To calculate the amount of ammonia (NH3) produced from 50g of nitrogen (N) using the balanced chemical equation N2 + 3H2 → 2NH3, we need to determine the limiting reactant. First, we need to convert the given mass of nitrogen (50g) to moles. The molar mass of nitrogen (N) is 14g/mol.

Moles of Nitrogen (N) = Mass/Molar Mass

= 50g/14g/mol

= 3.57 mol N

Now, let's analyze the stoichiometry of the balanced chemical equation:

1 mole of N2 reacts with 3 moles of H2 to produce 2 moles of NH3.

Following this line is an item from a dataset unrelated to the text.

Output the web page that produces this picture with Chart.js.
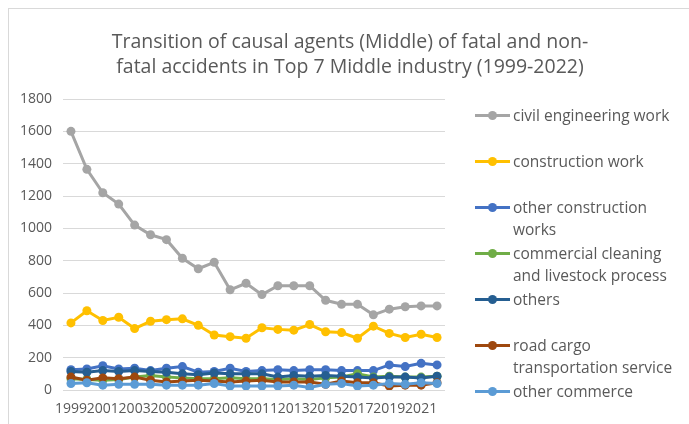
<!DOCTYPE html>
<html>
<head>
<meta charset="utf-8">
<script src="https://cdn.jsdelivr.net/npm/chart.js@4"></script>
<style>
  body { margin: 0; background: #fff; }
  #wrap { position: relative; width: 689px; height: 424px; overflow: hidden; font-family: "Open Sans", sans-serif; color: #595959; }
  #frame { position: absolute; left: 8px; top: 8px; width: 700px; height: 440px; border: 1px solid #d9d9d9; }
  #chart { position: absolute; left: 0; top: 0; }
  #title { position: absolute; left: 60px; width: 580px; top: 28px; text-align: center; font-size: 19.5px; line-height: 25px; }
  #legend { position: absolute; left: 475px; top: 104px; }
  .item { height: 46px; display: flex; align-items: flex-start; }
  .sym { position: relative; width: 35px; height: 22px; flex: none; }
  .sym .ln { position: absolute; left: 0; top: 10px; width: 35px; height: 3px; }
  .sym .dot { position: absolute; left: 13px; top: 7px; width: 9px; height: 9px; border-radius: 50%; }
  .txt { margin-left: 3px; width: 168px; font-size: 15.5px; line-height: 22px; }
</style>
</head>
<body>
<div id="wrap">
  <div id="frame"></div>
  <canvas id="chart" width="689" height="424"></canvas>
  <div id="title">Transition of causal agents (Middle) of fatal and non-<br>fatal accidents in Top 7 Middle industry (1999-2022)</div>
  <div id="legend"></div>
</div>
<script>
const years = ['1999','2000','2001','2002','2003','2004','2005','2006','2007','2008','2009','2010',
               '2011','2012','2013','2014','2015','2016','2017','2018','2019','2020','2021','2022'];

const civilEngineering = [1600, 1365, 1220, 1150, 1020, 960, 930, 815, 750, 790, 620, 660, 590, 645, 645, 645, 555, 530, 530, 465, 500, 515, 520, 520];
const construction     = [415, 490, 430, 450, 380, 425, 435, 440, 400, 340, 330, 320, 385, 375, 370, 405, 360, 355, 320, 395, 350, 325, 345, 325];
const otherConstruction = [125, 130, 150, 130, 135, 120, 135, 145, 110, 115, 135, 115, 120, 125, 120, 125, 125, 120, 120, 120, 155, 145, 165, 155];
const commercialCleaning = [70, 65, 60, 65, 80, 90, 80, 75, 70, 70, 75, 70, 70, 65, 70, 65, 75, 80, 100, 80, 85, 80, 80, 85];
const others            = [115, 110, 120, 115, 120, 115, 110, 100, 95, 105, 100, 100, 100, 80, 90, 85, 90, 85, 80, 75, 80, 80, 75, 85];
const roadCargo         = [80, 60, 75, 70, 80, 60, 50, 55, 60, 55, 50, 55, 60, 50, 50, 50, 35, 55, 45, 45, 25, 30, 30, 45];
const otherCommerce     = [40, 45, 30, 35, 35, 35, 30, 30, 30, 40, 25, 25, 25, 25, 30, 15, 35, 40, 25, 30, 40, 35, 45, 40];

const seriesNames = ['civil engineering work', 'construction work', 'other construction works',
                     'commercial cleaning and livestock process', 'others',
                     'road cargo transportation service', 'other commerce'];
const seriesData = [civilEngineering, construction, otherConstruction, commercialCleaning, others, roadCargo, otherCommerce];
const seriesColors = ['#a5a5a5', '#ffc000', '#4472c4', '#70ad47', '#255e91', '#9e480e', '#5b9bd5'];

// later series on top, like the original
const datasets = seriesNames.map((name, i) => ({
    label: name,
    data: seriesData[i],
    borderColor: seriesColors[i],
    backgroundColor: seriesColors[i],
    borderWidth: 3,
    pointRadius: 4.5,
    pointBorderWidth: 0,
    tension: 0,
    order: seriesNames.length - i
}));

new Chart(document.getElementById('chart').getContext('2d'), {
    type: 'line',
    data: { labels: years, datasets: datasets },
    options: {
        responsive: false,
        animation: false,
        layout: { padding: { left: 0, top: 99, right: 244, bottom: 0 } },
        plugins: {
            legend: { display: false },
            title: { display: false },
            tooltip: { enabled: false }
        },
        scales: {
            x: {
                offset: true,
                grid: { display: false, drawTicks: false },
                border: { display: false },
                ticks: {
                    autoSkip: false,
                    maxRotation: 0,
                    minRotation: 0,
                    padding: 11,
                    color: '#595959',
                    font: { family: 'Open Sans', size: 14 },
                    callback: (v, i) => i % 2 === 0 ? years[i] : ''
                },
                afterFit: s => { s.height = 34; }
            },
            y: {
                min: 0,
                max: 1800,
                grid: { color: '#d9d9d9', lineWidth: 1, drawTicks: false },
                border: { display: false },
                ticks: {
                    stepSize: 200,
                    padding: 11,
                    color: '#595959',
                    font: { family: 'Open Sans', size: 14 },
                    callback: v => String(v)
                },
                afterFit: s => { s.width = 63; }
            }
        }
    }
});

const legend = document.getElementById('legend');
seriesNames.forEach((name, i) => {
    const item = document.createElement('div');
    item.className = 'item';
    item.innerHTML = '<div class="sym"><div class="ln"></div><div class="dot"></div></div><div class="txt"></div>';
    item.querySelector('.ln').style.background = seriesColors[i];
    item.querySelector('.dot').style.background = seriesColors[i];
    item.querySelector('.txt').textContent = name;
    legend.appendChild(item);
});
</script>
</body>
</html>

To determine the limiting reactant, we need to compare the mole ratio of N and H2 in the equation with the mole ratio of N and H2 available.

Assuming we have an excess amount of hydrogen (H2), let's calculate how many moles of NH3 can be produced from 3.57 mol of N.

From the balanced equation:

2 moles of NH3 are produced from 1 mole of N2.

So, 3.57 mol N will produce (2/1) * 3.57 mol NH3

= 7.14 mol NH3

Now, we need to convert moles of NH3 back to grams to determine the amount produced. The molar mass of NH3 is 17g/mol.

Mass of NH3 produced = Moles of NH3 * Molar Mass of NH3

= 7.14 mol * 17g/mol

= 121.38 g NH3

Therefore, 50g of nitrogen (N) can produce approximately 121.38g of ammonia (NH3).